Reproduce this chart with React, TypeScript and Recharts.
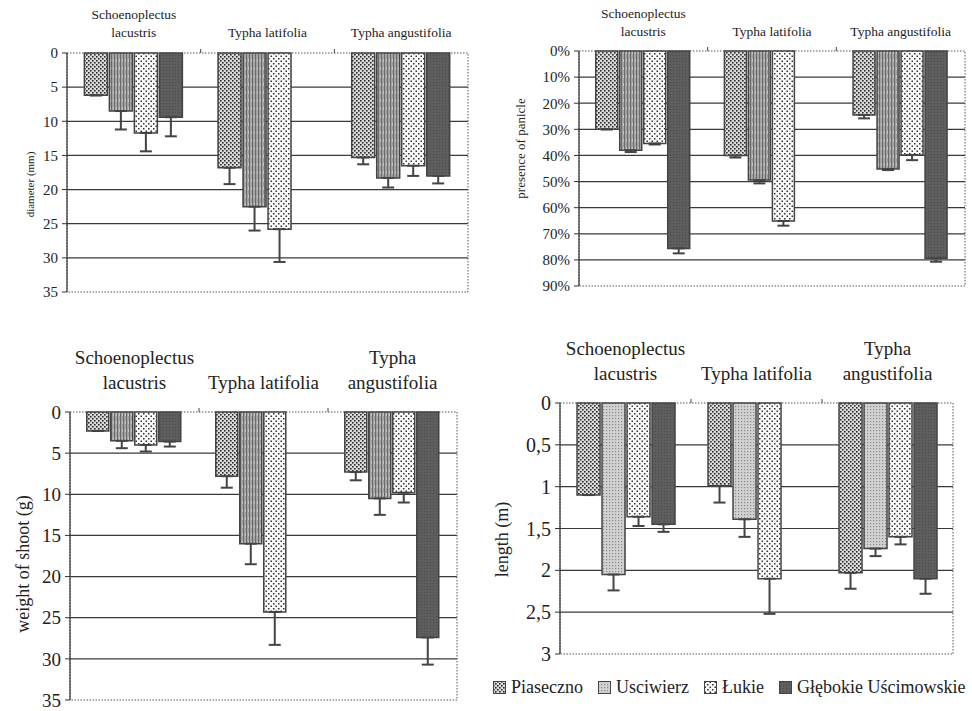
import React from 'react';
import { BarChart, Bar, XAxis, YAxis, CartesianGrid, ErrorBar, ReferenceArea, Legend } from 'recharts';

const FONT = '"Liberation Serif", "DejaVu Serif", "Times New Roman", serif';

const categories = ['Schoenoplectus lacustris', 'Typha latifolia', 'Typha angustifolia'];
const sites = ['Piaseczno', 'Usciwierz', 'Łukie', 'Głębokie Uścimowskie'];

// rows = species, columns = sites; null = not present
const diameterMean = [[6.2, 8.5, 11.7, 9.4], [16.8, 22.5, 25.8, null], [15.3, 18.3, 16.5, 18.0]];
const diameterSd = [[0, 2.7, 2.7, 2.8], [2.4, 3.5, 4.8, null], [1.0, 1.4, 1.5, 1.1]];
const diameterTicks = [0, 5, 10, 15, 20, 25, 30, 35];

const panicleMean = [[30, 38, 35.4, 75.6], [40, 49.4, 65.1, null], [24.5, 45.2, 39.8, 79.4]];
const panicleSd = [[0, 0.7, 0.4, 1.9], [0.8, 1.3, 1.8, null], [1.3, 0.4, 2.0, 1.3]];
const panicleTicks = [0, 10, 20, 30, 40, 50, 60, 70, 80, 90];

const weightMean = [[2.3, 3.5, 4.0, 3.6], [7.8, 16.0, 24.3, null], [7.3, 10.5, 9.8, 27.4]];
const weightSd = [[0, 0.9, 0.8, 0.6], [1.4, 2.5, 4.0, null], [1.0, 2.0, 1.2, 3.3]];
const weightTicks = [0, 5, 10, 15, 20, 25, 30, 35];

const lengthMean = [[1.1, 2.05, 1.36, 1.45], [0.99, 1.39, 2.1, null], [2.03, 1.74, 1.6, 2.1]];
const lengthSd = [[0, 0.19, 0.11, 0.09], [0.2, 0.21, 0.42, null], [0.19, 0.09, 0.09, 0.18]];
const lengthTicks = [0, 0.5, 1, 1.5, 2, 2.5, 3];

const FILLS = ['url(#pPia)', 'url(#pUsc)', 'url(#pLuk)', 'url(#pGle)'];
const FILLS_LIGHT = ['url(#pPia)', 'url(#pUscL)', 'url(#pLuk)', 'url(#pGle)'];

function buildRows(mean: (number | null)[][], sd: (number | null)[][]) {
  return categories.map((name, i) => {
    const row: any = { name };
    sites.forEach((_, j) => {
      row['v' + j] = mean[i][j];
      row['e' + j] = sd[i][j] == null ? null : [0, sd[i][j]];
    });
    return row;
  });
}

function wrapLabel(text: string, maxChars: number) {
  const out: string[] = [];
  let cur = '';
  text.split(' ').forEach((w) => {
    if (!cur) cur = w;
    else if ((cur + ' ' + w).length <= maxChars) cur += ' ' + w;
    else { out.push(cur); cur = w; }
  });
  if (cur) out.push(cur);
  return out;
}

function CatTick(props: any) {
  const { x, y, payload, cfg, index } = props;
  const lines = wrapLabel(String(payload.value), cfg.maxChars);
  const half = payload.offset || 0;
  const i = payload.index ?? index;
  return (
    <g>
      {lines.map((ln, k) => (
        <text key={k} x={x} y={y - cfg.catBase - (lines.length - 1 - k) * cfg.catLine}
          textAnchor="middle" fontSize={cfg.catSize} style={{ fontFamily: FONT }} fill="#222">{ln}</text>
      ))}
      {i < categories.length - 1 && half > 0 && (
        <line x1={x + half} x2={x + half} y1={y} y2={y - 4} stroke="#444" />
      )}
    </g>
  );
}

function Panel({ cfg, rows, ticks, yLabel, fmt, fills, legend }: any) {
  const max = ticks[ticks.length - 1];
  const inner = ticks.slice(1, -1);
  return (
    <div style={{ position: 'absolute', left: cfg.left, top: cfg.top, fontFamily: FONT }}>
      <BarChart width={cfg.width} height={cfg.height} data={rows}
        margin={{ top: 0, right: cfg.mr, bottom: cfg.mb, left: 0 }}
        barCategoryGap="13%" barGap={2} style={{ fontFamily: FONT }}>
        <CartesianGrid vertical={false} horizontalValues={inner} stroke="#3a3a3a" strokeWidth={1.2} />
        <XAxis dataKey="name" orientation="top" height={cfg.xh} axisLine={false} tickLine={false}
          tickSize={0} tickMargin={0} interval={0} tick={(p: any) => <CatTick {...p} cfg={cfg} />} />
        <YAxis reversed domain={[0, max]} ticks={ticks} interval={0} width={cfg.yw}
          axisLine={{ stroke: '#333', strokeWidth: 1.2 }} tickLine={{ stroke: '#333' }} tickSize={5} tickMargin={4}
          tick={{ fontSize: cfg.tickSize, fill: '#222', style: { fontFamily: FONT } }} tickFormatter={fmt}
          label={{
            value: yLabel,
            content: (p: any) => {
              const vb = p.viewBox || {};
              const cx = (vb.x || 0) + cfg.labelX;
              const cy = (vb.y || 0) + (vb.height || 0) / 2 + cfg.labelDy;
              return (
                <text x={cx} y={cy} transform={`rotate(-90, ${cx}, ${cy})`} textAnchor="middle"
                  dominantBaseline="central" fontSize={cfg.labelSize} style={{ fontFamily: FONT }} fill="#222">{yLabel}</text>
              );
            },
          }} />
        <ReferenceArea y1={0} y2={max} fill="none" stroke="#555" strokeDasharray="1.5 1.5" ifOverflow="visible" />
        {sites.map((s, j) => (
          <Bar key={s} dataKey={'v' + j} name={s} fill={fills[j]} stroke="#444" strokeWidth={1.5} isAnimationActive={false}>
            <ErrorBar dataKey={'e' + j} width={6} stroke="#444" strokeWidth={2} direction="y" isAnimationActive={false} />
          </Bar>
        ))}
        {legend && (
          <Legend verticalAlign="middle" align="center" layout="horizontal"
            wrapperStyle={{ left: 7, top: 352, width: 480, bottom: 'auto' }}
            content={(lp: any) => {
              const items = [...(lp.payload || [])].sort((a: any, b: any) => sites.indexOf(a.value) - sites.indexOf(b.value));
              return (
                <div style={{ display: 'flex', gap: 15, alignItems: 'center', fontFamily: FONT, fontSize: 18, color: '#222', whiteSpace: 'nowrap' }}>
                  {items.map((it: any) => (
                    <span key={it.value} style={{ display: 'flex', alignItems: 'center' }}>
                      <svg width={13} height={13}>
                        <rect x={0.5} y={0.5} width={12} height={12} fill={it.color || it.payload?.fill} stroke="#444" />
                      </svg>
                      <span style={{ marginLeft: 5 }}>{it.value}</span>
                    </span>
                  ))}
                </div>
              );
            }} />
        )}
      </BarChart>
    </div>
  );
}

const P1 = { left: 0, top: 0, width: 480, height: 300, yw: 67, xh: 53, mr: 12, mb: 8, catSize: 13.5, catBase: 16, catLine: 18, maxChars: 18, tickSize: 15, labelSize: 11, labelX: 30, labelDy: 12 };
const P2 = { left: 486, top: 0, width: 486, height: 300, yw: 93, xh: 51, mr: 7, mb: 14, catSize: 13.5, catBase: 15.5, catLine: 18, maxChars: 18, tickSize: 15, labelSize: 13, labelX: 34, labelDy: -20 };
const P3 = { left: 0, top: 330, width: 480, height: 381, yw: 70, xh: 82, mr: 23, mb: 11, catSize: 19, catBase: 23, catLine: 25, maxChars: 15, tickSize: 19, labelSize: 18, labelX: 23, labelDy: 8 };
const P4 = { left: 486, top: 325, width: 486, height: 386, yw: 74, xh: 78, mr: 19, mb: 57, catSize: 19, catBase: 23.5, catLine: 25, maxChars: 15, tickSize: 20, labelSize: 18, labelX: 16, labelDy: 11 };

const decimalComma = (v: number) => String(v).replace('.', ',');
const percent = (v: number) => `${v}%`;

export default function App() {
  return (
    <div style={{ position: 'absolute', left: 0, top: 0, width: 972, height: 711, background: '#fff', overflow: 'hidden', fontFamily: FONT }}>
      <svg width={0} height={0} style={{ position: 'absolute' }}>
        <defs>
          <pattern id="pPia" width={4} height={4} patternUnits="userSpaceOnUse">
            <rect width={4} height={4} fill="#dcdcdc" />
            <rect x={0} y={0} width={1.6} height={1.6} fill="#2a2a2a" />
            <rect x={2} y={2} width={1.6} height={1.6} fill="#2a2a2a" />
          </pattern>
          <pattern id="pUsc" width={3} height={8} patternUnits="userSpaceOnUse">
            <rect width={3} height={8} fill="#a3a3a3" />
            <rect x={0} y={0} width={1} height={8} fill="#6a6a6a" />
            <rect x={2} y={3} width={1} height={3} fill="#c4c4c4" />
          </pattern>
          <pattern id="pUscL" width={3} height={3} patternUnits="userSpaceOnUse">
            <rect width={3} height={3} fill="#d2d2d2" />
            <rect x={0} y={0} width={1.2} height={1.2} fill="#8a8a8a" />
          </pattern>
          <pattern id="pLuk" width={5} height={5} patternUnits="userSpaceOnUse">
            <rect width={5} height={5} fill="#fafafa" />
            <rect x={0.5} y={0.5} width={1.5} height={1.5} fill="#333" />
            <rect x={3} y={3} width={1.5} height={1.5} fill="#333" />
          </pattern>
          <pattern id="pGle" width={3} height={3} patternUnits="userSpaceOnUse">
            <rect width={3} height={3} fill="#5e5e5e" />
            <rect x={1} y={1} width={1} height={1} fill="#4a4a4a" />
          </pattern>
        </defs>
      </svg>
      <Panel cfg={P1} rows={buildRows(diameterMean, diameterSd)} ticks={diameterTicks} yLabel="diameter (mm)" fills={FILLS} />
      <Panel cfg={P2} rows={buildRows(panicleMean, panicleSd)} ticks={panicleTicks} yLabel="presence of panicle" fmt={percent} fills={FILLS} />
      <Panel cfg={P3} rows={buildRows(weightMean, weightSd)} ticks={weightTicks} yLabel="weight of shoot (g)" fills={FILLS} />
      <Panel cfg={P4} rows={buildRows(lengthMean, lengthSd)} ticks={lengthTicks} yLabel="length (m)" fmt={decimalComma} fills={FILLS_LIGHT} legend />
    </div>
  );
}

++++++

(Task to carry out): Make an exact copy of the lines from the top of the material through the line with "70, 80, 90];", pictures excluded.

(Full answer):
Reproduce this chart with React, TypeScript and Recharts.
import React from 'react';
import { BarChart, Bar, XAxis, YAxis, CartesianGrid, ErrorBar, ReferenceArea, Legend } from 'recharts';

const FONT = '"Liberation Serif", "DejaVu Serif", "Times New Roman", serif';

const categories = ['Schoenoplectus lacustris', 'Typha latifolia', 'Typha angustifolia'];
const sites = ['Piaseczno', 'Usciwierz', 'Łukie', 'Głębokie Uścimowskie'];

// rows = species, columns = sites; null = not present
const diameterMean = [[6.2, 8.5, 11.7, 9.4], [16.8, 22.5, 25.8, null], [15.3, 18.3, 16.5, 18.0]];
const diameterSd = [[0, 2.7, 2.7, 2.8], [2.4, 3.5, 4.8, null], [1.0, 1.4, 1.5, 1.1]];
const diameterTicks = [0, 5, 10, 15, 20, 25, 30, 35];

const panicleMean = [[30, 38, 35.4, 75.6], [40, 49.4, 65.1, null], [24.5, 45.2, 39.8, 79.4]];
const panicleSd = [[0, 0.7, 0.4, 1.9], [0.8, 1.3, 1.8, null], [1.3, 0.4, 2.0, 1.3]];
const panicleTicks = [0, 10, 20, 30, 40, 50, 60, 70, 80, 90];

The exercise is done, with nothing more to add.